I admit that this is a bit of departure from the purpose of this blog, but the challenges I had in physically getting home seemed to be more than anything I faced in the previous five weeks of being in one of the remotest, untouched areas of India. It was almost a metaphor – things simple, straightforward, uncomplicated out in the countryside; but as soon as I get closer to urbanization, complications abound.

The last post had me stranded at Baghdogra airport, close to Darjeeling and the foothills of the Himalaya. There I was, aghast at the news that, after all my trouble to get to the airport, my flight was cancelled. If you haven’t gathered by now, I’ll tell you straight out: when I have a goal, I’m not easily dissuaded. And my goal was to get home.

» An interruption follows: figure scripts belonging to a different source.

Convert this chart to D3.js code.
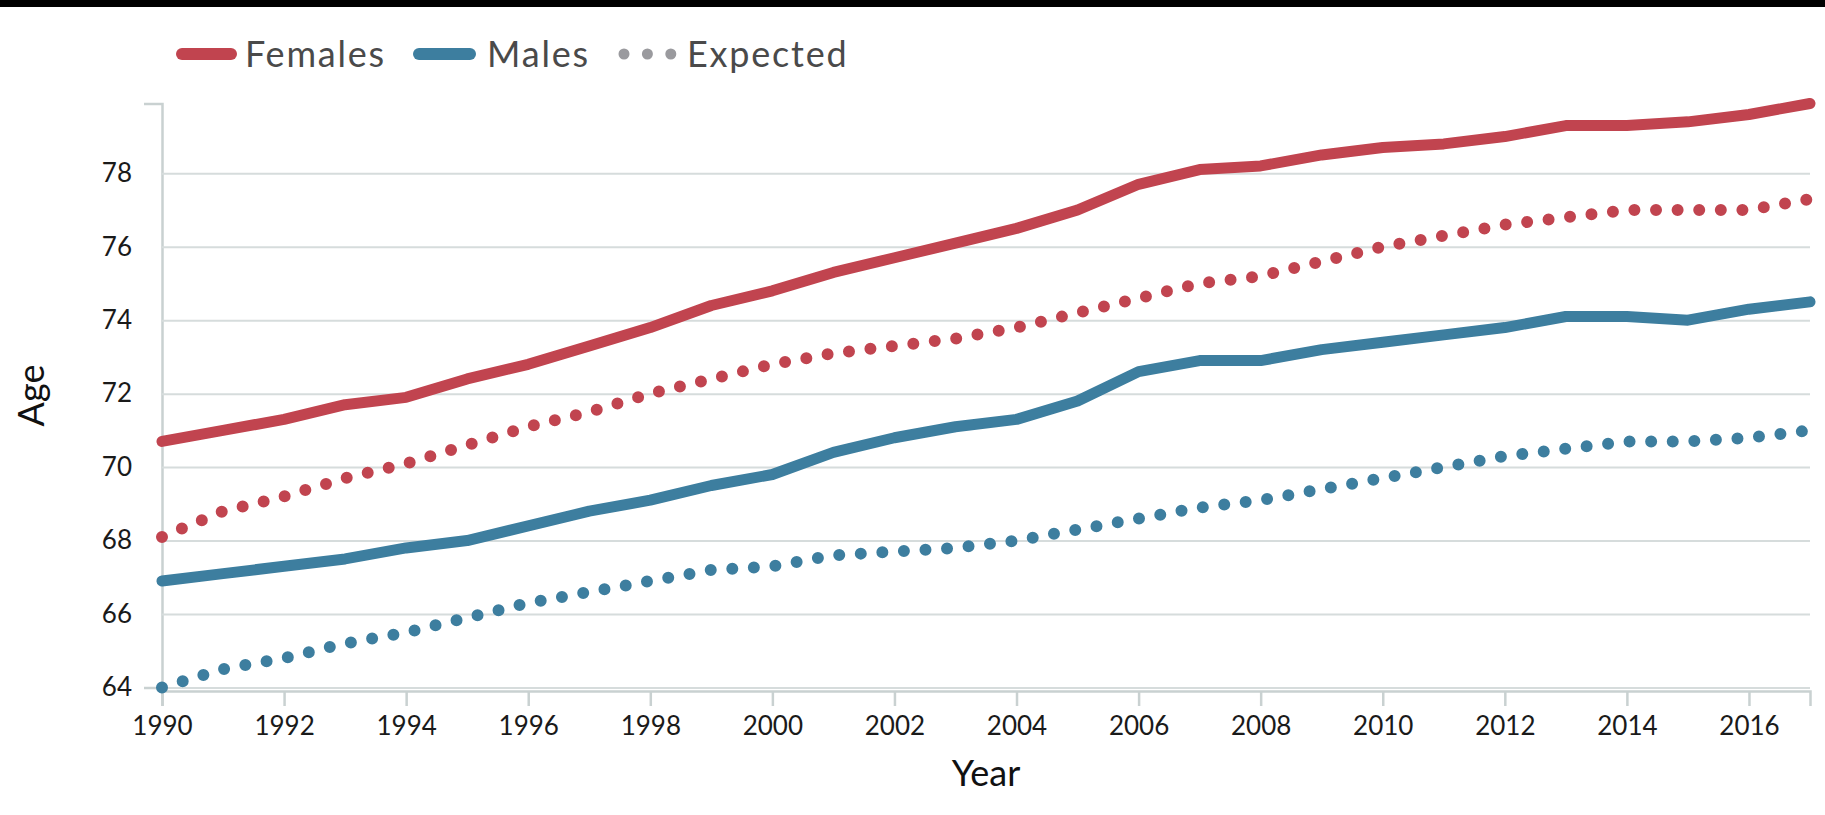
<!DOCTYPE html>
<html>
<head>
<meta charset="utf-8">
<script src="https://cdn.jsdelivr.net/npm/d3@7"></script>
<style>
  body { margin: 0; background: #fff; }
  svg { display: block; }
</style>
</head>
<body>
<svg id="chart" width="1825" height="815"></svg>
<script>
// ---- data ----
const years = [1990, 1991, 1992, 1993, 1994, 1995, 1996, 1997, 1998, 1999,
               2000, 2001, 2002, 2003, 2004, 2005, 2006, 2007, 2008, 2009,
               2010, 2011, 2012, 2013, 2014, 2015, 2016, 2017];
const femalesActual = [70.7, 71.0, 71.3, 71.7, 71.9, 72.4, 72.8, 73.3, 73.8, 74.4,
                       74.8, 75.3, 75.7, 76.1, 76.5, 77.0, 77.7, 78.1, 78.2, 78.5,
                       78.7, 78.8, 79.0, 79.3, 79.3, 79.4, 79.6, 79.9];
const malesActual = [66.9, 67.1, 67.3, 67.5, 67.8, 68.0, 68.4, 68.8, 69.1, 69.5,
                     69.8, 70.4, 70.8, 71.1, 71.3, 71.8, 72.6, 72.9, 72.9, 73.2,
                     73.4, 73.6, 73.8, 74.1, 74.1, 74.0, 74.3, 74.5];
const femalesExpected = [68.1, 68.8, 69.2, 69.7, 70.1, 70.6, 71.1, 71.5, 72.0, 72.4,
                         72.8, 73.1, 73.3, 73.5, 73.8, 74.2, 74.6, 75.0, 75.2, 75.6,
                         76.0, 76.3, 76.6, 76.8, 77.0, 77.0, 77.0, 77.3];
const malesExpected = [64.0, 64.5, 64.8, 65.2, 65.5, 65.9, 66.3, 66.6, 66.9, 67.2,
                       67.3, 67.6, 67.7, 67.8, 68.0, 68.3, 68.6, 68.9, 69.1, 69.4,
                       69.7, 70.0, 70.3, 70.5, 70.7, 70.7, 70.8, 71.0];
const xTickValues = [1990, 1992, 1994, 1996, 1998, 2000, 2002, 2004, 2006, 2008, 2010, 2012, 2014, 2016];
const yTickValues = [64, 66, 68, 70, 72, 74, 76, 78];
const legendLabels = ["Females", "Males", "Expected"];

// ---- styles ----
const RED = "#c1444f";
const BLUE = "#3d7e9f";
const GRID = "#d6dcdc";
const AXIS = "#c9d1d1";
const FONT = "Lato, 'Noto Sans', sans-serif";

const W = 1825, H = 815;
const plot = { left: 162, right: 1810, top: 103.5, bottom: 687.5 };

const svg = d3.select("#chart");

svg.append("rect").attr("x", 0).attr("y", 0).attr("width", W).attr("height", 7).attr("fill", "#000");

const allValues = femalesActual.concat(malesActual, femalesExpected, malesExpected);
const x = d3.scaleLinear().domain(d3.extent(years)).range([plot.left, plot.right]);
const y = d3.scaleLinear().domain(d3.extent(allValues)).range([plot.bottom, plot.top]);

// y axis + gridlines
const yAxis = d3.axisLeft(y)
  .tickValues(yTickValues)
  .tickSizeInner(-(plot.right - plot.left))
  .tickSizeOuter(18)
  .tickPadding(30)
  .tickFormat(d3.format("d"));
const gy = svg.append("g").attr("transform", `translate(${plot.left},0)`).call(yAxis);
gy.select(".domain").attr("stroke", AXIS).attr("stroke-width", 2.5).attr("fill", "none");
gy.selectAll(".tick line").attr("stroke", GRID).attr("stroke-width", 2);
gy.selectAll(".tick text").attr("fill", "#1a1a1a").style("font-family", FONT).style("font-size", "26px");

// x axis
const xAxis = d3.axisBottom(x)
  .tickValues(xTickValues)
  .tickSizeInner(15)
  .tickSizeOuter(15)
  .tickPadding(11)
  .tickFormat(d3.format("d"));
const gx = svg.append("g").attr("transform", `translate(0,${plot.bottom + 3.5})`).call(xAxis);
gx.select(".domain").attr("stroke", AXIS).attr("stroke-width", 2.5).attr("fill", "none");
gx.selectAll(".tick line").attr("stroke", AXIS).attr("stroke-width", 2.5);
gx.selectAll(".tick text").attr("fill", "#1a1a1a").style("font-family", FONT).style("font-size", "26px");

// axis titles
svg.append("text")
  .attr("x", (plot.left + plot.right) / 2).attr("y", 786)
  .attr("text-anchor", "middle")
  .style("font-family", FONT).style("font-size", "36px").attr("fill", "#111")
  .text("Year");
svg.append("text")
  .attr("transform", `translate(44,${(plot.top + plot.bottom) / 2}) rotate(-90)`)
  .attr("text-anchor", "middle")
  .style("font-family", FONT).style("font-size", "36px").attr("fill", "#111")
  .text("Age");

// lines
const line = d3.line().x((d, i) => x(years[i])).y(d => y(d));
const series = [
  { values: femalesExpected, color: RED, dotted: true },
  { values: malesExpected, color: BLUE, dotted: true },
  { values: femalesActual, color: RED, dotted: false },
  { values: malesActual, color: BLUE, dotted: false }
];
svg.append("g").selectAll("path").data(series).join("path")
  .attr("d", d => line(d.values))
  .attr("fill", "none")
  .attr("stroke", d => d.color)
  .attr("stroke-width", d => d.dotted ? 12 : 11)
  .attr("stroke-linecap", "round")
  .attr("stroke-linejoin", "round")
  .attr("stroke-dasharray", d => d.dotted ? "0,21.6" : null);

// legend
const ly = 54;
const leg = svg.append("g");
leg.append("line").attr("x1", 182).attr("x2", 231).attr("y1", ly).attr("y2", ly)
  .attr("stroke", RED).attr("stroke-width", 12).attr("stroke-linecap", "round");
leg.append("line").attr("x1", 419).attr("x2", 470).attr("y1", ly).attr("y2", ly)
  .attr("stroke", BLUE).attr("stroke-width", 12).attr("stroke-linecap", "round");
leg.append("line").attr("x1", 624).attr("x2", 671).attr("y1", ly).attr("y2", ly)
  .attr("stroke", "#9a9a9e").attr("stroke-width", 11).attr("stroke-linecap", "round")
  .attr("stroke-dasharray", "0,23.4");
const textX = [245, 487, 687];
leg.selectAll("text").data(legendLabels).join("text")
  .attr("x", (d, i) => textX[i]).attr("y", ly).attr("dy", "0.36em")
  .style("font-family", FONT).style("font-size", "36px").style("letter-spacing", "1.8px")
  .attr("fill", "#4a4a4a")
  .text(d => d);
</script>
</body>
</html>
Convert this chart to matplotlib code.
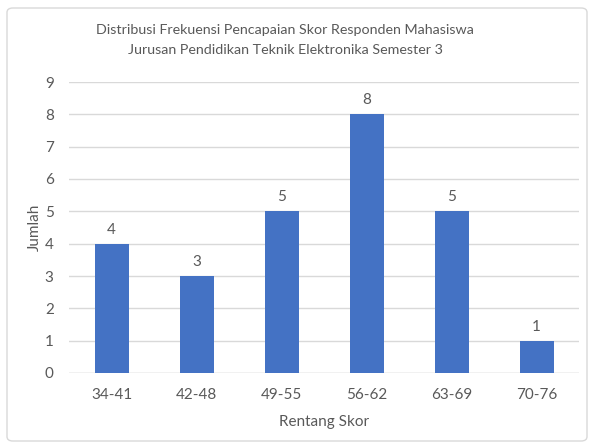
import matplotlib.pyplot as plt
from matplotlib.patches import FancyBboxPatch

ranges = ["34-41", "42-48", "49-55", "56-62", "63-69", "70-76"]
counts = [4, 3, 5, 8, 5, 1]

TEXT = "#595959"
BAR = "#4472C4"
GRID = "#D9D9D9"

plt.rcParams["font.family"] = ["Lato", "DejaVu Sans"]

fig = plt.figure(figsize=(5.89, 4.43), dpi=100, facecolor="white")

# chart frame, kept behind the axes
frame = FancyBboxPatch((7 / 589, 2 / 443), 580 / 589, 433 / 443,
                       boxstyle="round,pad=0,rounding_size=0.01",
                       transform=fig.transFigure, facecolor="white",
                       edgecolor=GRID, linewidth=1.0, zorder=-5)
fig.patches.append(frame)

ax = fig.add_axes([69 / 589, 70 / 443, 510 / 589, 291 / 443], zorder=2)
ax.patch.set_alpha(0)
x = range(len(ranges))
bars = ax.bar(x, counts, width=0.4, color=BAR, zorder=3)
for b, v in zip(bars, counts):
    ax.text(b.get_x() + b.get_width() / 2, v + 0.22, str(v), ha="center",
            va="bottom", fontsize=11, color=TEXT)

ax.set_xlim(-0.5, len(ranges) - 0.5)
ax.set_ylim(0, 9)
ax.set_yticks(range(10))
ax.set_xticks(list(x))
ax.set_xticklabels(ranges)
ax.tick_params(axis="both", length=0, labelsize=11, colors=TEXT)
ax.tick_params(axis="x", pad=11)
ax.tick_params(axis="y", pad=11)
ax.grid(axis="y", color=GRID, linewidth=1.0, zorder=0)
ax.set_axisbelow(True)
for s in ax.spines.values():
    s.set_visible(False)
ax.axhline(0, color=GRID, linewidth=1.0, zorder=1)

ax.set_xlabel("Rentang Skor", fontsize=11, color=TEXT, labelpad=9)
ax.set_ylabel("Jumlah", fontsize=11, color=TEXT, labelpad=2)

fig.text(285 / 589, 1 - 40 / 443,
         "Distribusi Frekuensi Pencapaian Skor Responden Mahasiswa\n"
         "Jurusan Pendidikan Teknik Elektronika Semester 3",
         ha="center", va="center", fontsize=10.3, color=TEXT, linespacing=1.75)

fig.savefig("out.png", dpi=100, facecolor="white")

My options were slim: with my ride gone, no cell phone, no cash (I had been spending my rupees so that I wouldn’t have any leftover), no way of getting cash (the same political movement that had shut the road and the flights had also closed the banks), no bus transport, no train transport, no car transport, and no clue about how I would stay the night or two needed for the political scourge to end, I knew had to get out of Baghdogra. Can I tell you how thankful I was to find there was one, and only one, flight leaving from Baghdogra? The last flight into or out of Baghdogra. It was flying to Delhi, not Kolkata where I was supposed to be connecting, but I would sort that out later. Priority: get out of Baghdogra and to a location that had cash machines, phones, and a greater preponderance of people who speak English. After an hour and a half of negotiating with the airlines, mission accomplished. One step closer to home.

I arrived in Delhi at 4:30 pm, and, after a several hours spent hunting for terminals and ticketing agents, after sorting out change of flights, and getting cash, after drinking my first cup of real coffee and eating (OMG) a real donut(!!!), departed Delhi at 2 am bound for the US of A connecting through Frankfurt. Woo and hoo. I was giddy with relief and latte and food. Civilization. Bathrooms with toilet paper. Air conditioning. Electricity. It was all too much, and I walked around with a silly grin on my face as if I had just won the lottery. In a way, I did. I was going home, when just a half day earlier it seemed a distant possibility.